The Games would be a major boost for Hong Kong's economy and help various sectors.

A lot of visitors attending the Games would stay here and spend their money on shopping and other activities.

Finally, it would give Hong Kong an opportunity to work with Macau and Shenzhen. This could lead to greater co-operation between the three cities.

Sean Tiu, Wong Tai Sin

Laundered cash driving up flat prices

I think Hong Kong should follow the example set by Switzerland and put in place similar initiatives on asset recovery on behalf of foreign states with regard to corruption and money-laundering ('City can 'help recover ill-gotten gains'', February 23).

Corruption and money-laundering are not serious problems in Hong Kong nowadays.

However, I still think we should have in place some regulations similar to those in Switzerland that would enable us to target illegal wealth. This could help ensure such problems do not get worse here.

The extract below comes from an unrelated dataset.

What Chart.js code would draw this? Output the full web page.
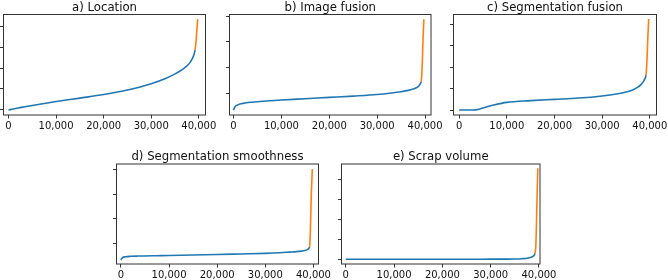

For example, property prices keep going up.

I think these price hikes are partly fuelled by some mainlanders who see the city as a haven for them to launder money.

As a consequence of these activities, many Hongkongers cannot afford a flat.

This widens the gap between rich and poor.

The government has to accept that there is a problem, and officials should study Switzerland's legislation with a view to seeing how it could solve some of the problems that we face.

Tiffany Liu, Sha Tin

No need for us to copy Swiss law

Switzerland has introduced legislation to target illegal wealth. However, I do not think there is any need for Hong Kong to follow suit.

I believe the kind of corruption targeted by the Swiss law and the laundering of dirty money are not serious problems in Hong Kong.

There is no point drafting legislation if it is not deemed to be necessary or relevant to the conditions that presently exist in Hong Kong.

When it comes to such illegal activities, we already have the Independent Commission Against Corruption to deal with these cases and to curb cases of illegally acquired wealth. The ICAC is sufficient for the purpose.

Sean Siu, Tai Wai

More depth to British first degrees

Bernard Lo ('Eight years for MD vs five for MBBS', February 17), in replying to my understanding of US versus British university qualifications ('British degree is superior', February 14), seems to misunderstand some things.

Firstly I was comparing the bachelor's degrees of the two countries.

In stating that a US 'medicine degree' (MD) corresponds to a British 'bachelor of medicine/bachelor of surgery' (MBBS), he seems to be proving my point, as the MD is a doctorate, whereas an MBBS is a bachelor's degree.

Secondly, it is not the number of years but what you get at the end of those years that is important. Non-medical bachelor's degrees in the US normally take four years to complete, whereas most British ones take three (languages and some other courses take four).

However, those taking a US bachelor's degree spend two years on general courses before the subject to be studied is chosen, whereas in Britain, only the subject chosen is studied (possibly with a second, subsidiary subject).

This enables the subject to be studied in much greater depth, thereby helping graduates to have better knowledge of the studied material than their US counterparts at the bachelor's level.

Thirdly, what I said was confirmed to me by an Australian who studied nursing in both Australia and the US.

Her US professors (lecturers) acknowledged that the quality of nursing qualifications from Britain and Australia was higher than that of the US ones with the equivalent names.

Roger Phillips, Sheung Shui

Valuations for remote land sky-high

Your leader on land reclamation and population growth ('There's enough land already available', February 23) highlights the administration's contention that land reclamation is the 'cheap' option when compared with resumption of existing land.

You and other commentators have failed to mention that this is only the case because the Lands Department introduced, more than 30 years ago through an administrative measure, the 'zonal compensation' scale for all land in the New Territories.

This presumes that all land there has a development value.

These compensation rates reach millions of US dollars per hectare for even the most remote agricultural land at the lowest zone rate.

This scheme, which is the basis of much mischievous and specious policy arguments, should be extinguished.